_TASK_. Search the data for the string "page" and extract every line where it appears.

_DATA FOR THIS TASK_.

+ + + +

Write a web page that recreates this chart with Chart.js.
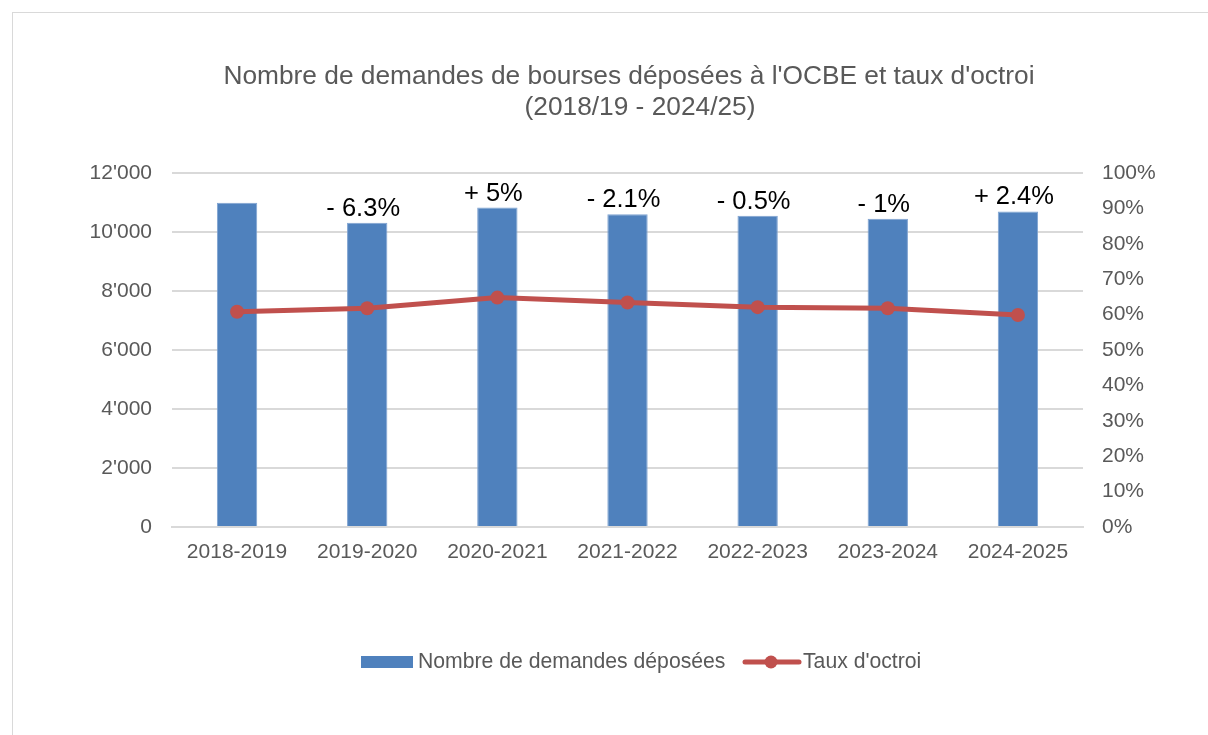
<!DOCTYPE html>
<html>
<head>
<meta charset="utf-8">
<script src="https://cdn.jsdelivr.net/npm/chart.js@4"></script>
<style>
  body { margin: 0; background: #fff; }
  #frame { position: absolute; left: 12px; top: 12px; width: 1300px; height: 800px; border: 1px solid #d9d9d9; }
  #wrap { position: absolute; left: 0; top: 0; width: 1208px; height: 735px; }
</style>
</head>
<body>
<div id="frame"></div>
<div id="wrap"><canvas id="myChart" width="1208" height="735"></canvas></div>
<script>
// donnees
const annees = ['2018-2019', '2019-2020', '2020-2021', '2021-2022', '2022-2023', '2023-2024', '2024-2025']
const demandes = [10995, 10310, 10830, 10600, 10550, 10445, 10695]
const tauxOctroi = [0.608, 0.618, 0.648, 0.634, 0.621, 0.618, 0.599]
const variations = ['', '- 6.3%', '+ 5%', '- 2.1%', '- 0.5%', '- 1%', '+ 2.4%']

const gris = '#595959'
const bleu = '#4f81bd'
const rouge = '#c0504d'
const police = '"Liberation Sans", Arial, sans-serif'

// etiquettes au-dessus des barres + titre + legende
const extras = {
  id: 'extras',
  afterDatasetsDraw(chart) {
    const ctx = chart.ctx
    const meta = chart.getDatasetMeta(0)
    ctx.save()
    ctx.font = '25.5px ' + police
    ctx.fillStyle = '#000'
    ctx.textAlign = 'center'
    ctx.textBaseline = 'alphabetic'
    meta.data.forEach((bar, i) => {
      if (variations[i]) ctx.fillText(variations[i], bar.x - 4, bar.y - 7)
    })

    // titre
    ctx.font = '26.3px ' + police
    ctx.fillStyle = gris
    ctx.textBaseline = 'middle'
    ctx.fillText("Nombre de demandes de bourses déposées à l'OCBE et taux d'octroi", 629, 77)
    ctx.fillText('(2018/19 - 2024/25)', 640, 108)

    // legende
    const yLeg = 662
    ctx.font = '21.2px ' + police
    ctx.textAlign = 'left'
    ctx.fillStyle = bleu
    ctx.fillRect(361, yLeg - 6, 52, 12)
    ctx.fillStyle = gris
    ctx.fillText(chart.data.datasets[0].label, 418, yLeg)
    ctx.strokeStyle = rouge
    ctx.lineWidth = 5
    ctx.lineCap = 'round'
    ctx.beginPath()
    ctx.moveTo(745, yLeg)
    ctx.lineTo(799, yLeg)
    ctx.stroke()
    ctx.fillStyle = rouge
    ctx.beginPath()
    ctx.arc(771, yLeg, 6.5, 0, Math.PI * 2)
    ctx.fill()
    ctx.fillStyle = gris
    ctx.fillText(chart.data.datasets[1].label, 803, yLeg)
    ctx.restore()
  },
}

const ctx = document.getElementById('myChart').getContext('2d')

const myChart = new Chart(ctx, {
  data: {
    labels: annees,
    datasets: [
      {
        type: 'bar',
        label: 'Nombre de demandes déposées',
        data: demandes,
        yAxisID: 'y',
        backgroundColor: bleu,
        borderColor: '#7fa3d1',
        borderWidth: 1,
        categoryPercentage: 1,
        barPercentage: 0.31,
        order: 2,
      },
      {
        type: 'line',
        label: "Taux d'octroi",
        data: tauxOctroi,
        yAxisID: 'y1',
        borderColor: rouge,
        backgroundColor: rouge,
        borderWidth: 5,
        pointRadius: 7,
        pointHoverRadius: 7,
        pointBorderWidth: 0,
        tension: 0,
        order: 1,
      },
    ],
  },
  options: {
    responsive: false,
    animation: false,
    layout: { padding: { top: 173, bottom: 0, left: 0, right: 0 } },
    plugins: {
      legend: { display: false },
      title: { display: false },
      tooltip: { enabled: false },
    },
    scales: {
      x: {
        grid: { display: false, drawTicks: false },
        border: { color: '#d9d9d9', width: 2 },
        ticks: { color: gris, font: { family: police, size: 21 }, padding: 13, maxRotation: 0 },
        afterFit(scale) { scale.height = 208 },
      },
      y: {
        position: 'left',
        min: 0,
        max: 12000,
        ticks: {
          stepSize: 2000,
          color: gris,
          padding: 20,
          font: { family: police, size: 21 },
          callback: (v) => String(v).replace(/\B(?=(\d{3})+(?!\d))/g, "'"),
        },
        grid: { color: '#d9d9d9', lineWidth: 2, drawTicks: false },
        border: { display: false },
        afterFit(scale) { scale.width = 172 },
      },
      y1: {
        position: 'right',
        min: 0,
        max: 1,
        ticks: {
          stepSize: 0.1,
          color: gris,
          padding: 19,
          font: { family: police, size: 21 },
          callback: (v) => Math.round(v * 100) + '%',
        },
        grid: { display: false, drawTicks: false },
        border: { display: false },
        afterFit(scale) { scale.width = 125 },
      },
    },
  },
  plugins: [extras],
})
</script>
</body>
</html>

+ + + +

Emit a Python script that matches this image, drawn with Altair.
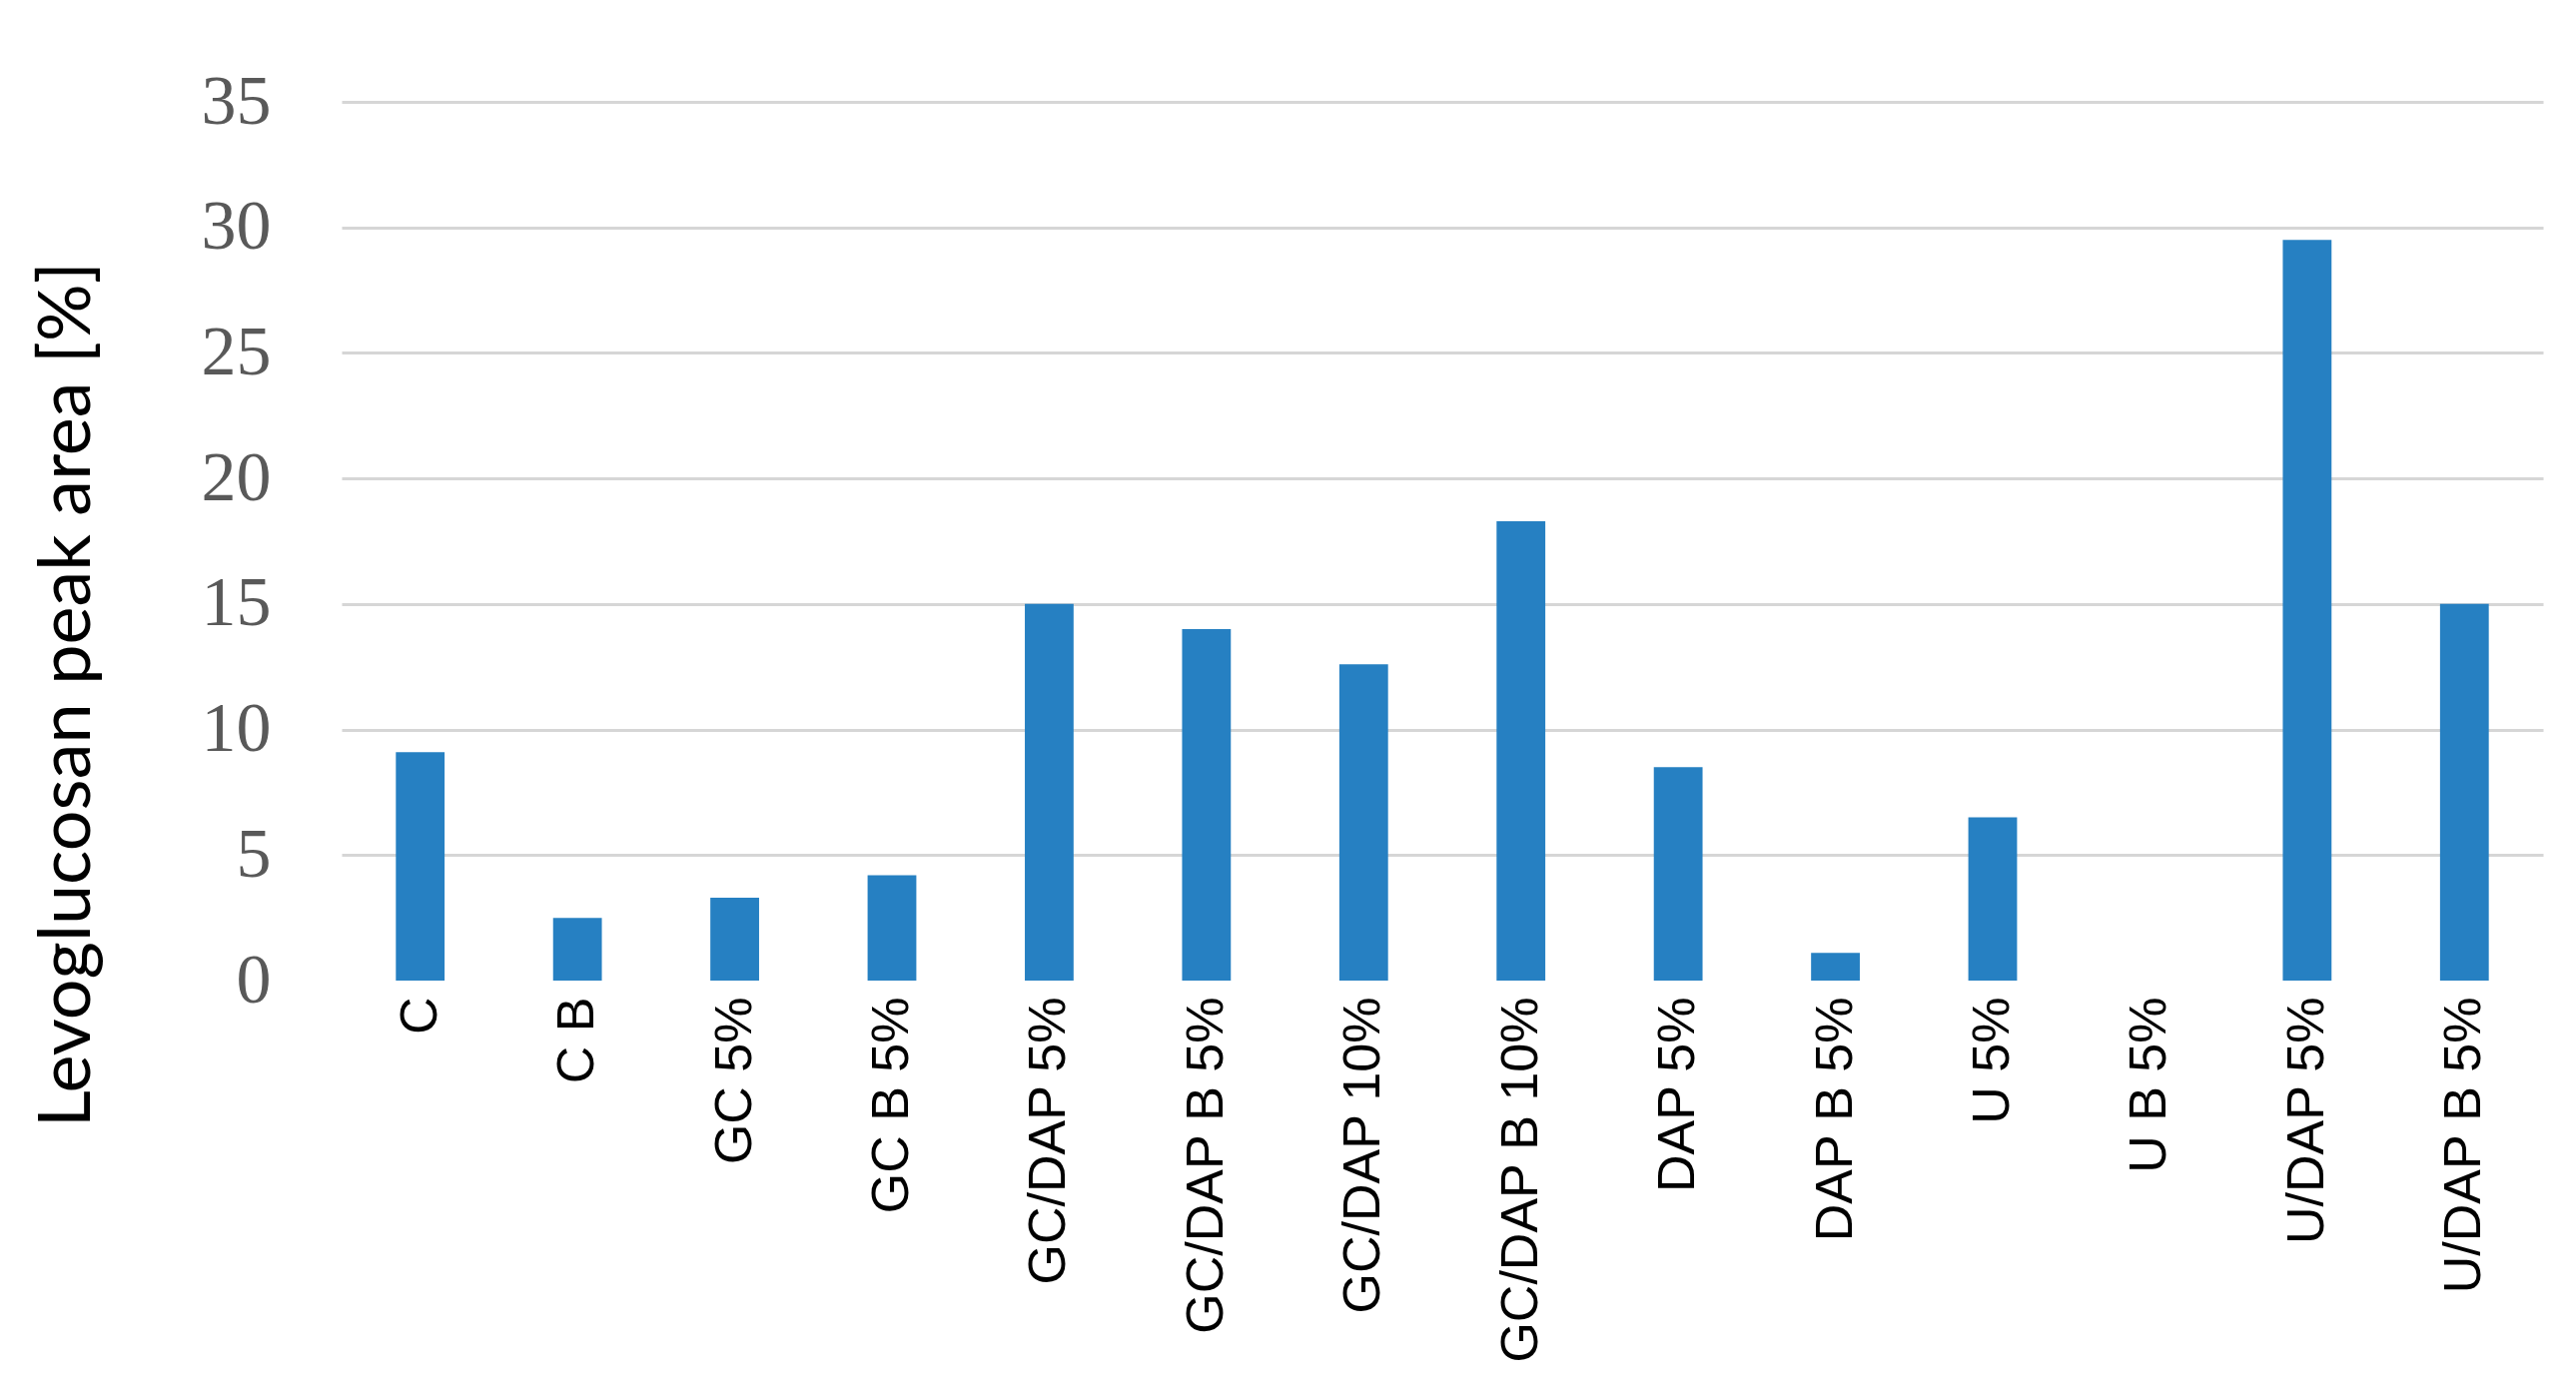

+ + + +

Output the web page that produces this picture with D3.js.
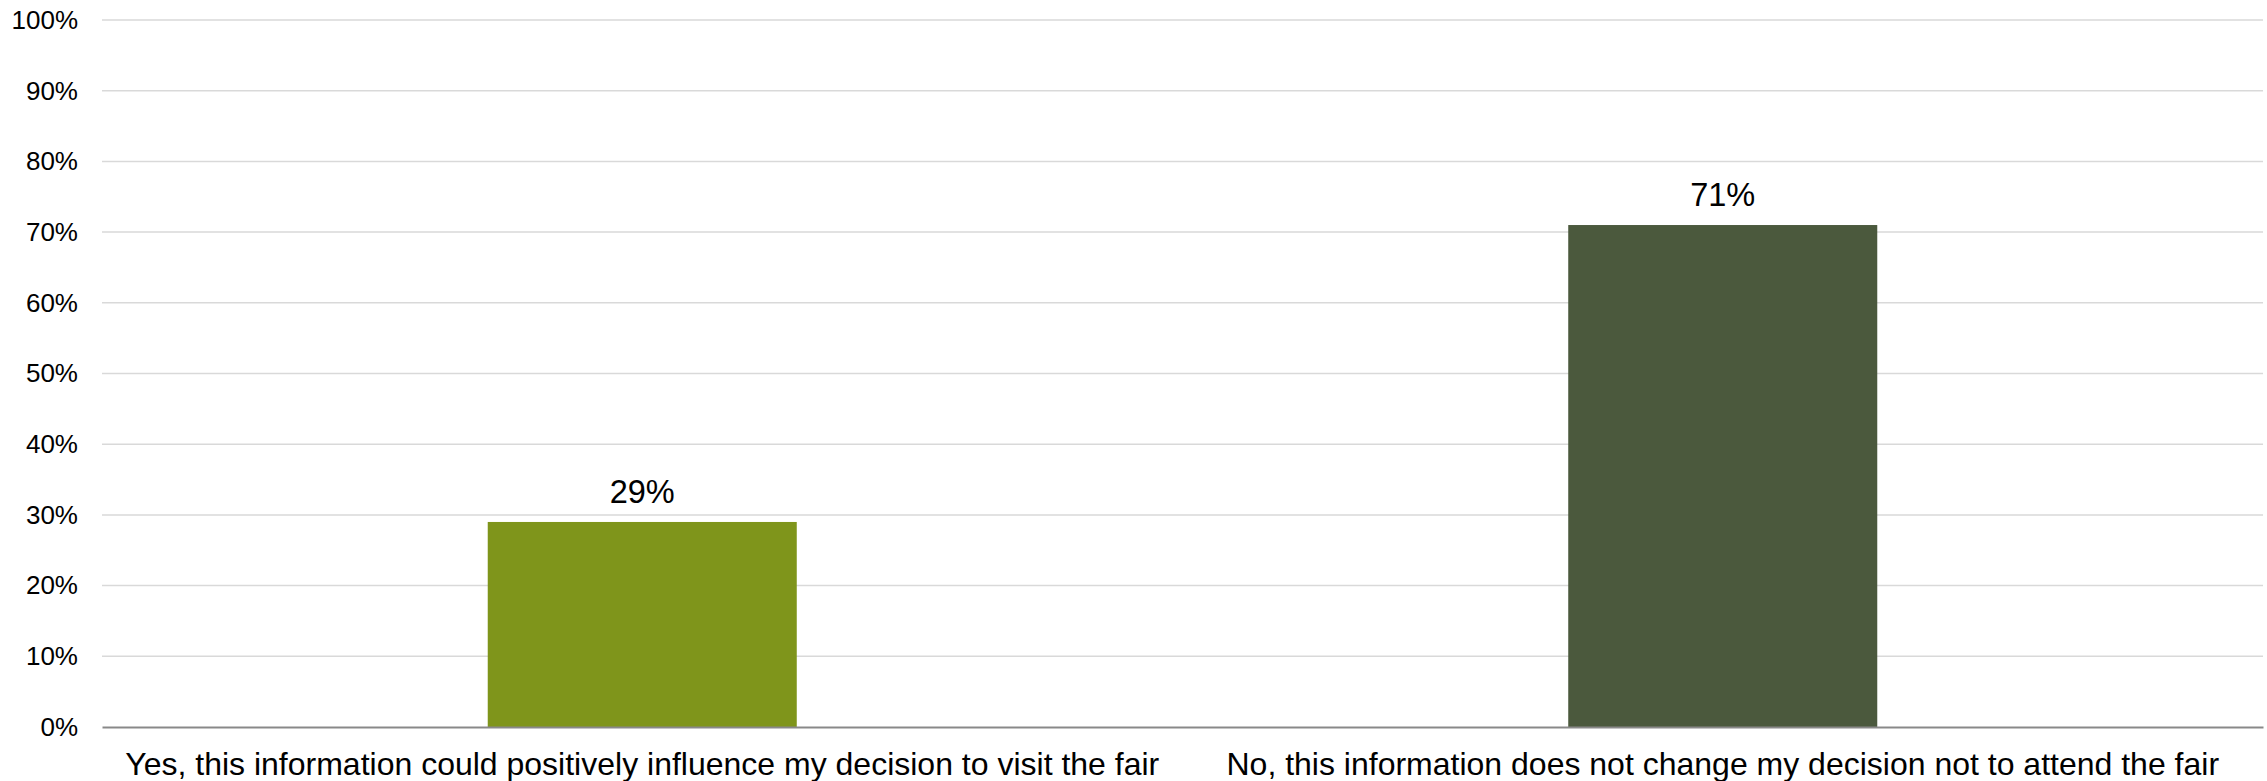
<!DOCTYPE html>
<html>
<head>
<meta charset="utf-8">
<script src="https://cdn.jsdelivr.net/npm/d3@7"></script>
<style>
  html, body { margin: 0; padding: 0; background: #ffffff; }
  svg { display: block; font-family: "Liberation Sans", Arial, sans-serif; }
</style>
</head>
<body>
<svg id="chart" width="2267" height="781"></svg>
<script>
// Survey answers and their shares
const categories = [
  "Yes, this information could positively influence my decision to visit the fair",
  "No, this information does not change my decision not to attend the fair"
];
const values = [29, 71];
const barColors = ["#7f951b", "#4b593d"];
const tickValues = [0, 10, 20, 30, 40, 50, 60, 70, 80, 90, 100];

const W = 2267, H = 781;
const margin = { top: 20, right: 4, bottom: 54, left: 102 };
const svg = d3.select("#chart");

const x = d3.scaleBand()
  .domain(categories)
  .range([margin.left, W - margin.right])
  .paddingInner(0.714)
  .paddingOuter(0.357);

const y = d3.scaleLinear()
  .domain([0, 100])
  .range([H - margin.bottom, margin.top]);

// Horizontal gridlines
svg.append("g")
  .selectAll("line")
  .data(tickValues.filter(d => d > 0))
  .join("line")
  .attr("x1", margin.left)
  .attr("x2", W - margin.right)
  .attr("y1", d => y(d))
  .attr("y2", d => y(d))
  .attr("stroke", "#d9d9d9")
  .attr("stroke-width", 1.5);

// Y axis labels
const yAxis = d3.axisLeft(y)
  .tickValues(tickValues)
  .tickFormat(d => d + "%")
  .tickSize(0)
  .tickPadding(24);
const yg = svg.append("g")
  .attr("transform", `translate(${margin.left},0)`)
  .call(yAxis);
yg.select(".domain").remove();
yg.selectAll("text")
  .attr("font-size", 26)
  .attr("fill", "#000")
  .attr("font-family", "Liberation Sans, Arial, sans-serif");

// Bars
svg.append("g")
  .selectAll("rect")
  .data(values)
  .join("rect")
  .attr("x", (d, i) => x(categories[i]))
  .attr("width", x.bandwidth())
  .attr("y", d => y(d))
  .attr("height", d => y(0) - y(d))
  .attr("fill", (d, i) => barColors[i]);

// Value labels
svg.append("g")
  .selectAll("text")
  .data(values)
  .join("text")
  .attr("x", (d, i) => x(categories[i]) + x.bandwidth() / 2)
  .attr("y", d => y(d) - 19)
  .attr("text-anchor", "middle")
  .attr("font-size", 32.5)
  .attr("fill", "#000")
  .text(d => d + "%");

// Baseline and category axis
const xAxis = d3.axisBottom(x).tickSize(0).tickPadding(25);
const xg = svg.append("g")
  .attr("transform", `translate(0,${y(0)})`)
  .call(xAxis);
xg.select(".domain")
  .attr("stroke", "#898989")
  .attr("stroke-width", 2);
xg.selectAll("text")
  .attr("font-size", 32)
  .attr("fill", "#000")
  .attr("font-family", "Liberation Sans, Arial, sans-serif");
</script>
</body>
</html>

+ + + +

_SOLVED PROBLEM_.
Write a web page that recreates this chart with Chart.js.
Output the web page that produces this picture with D3.js.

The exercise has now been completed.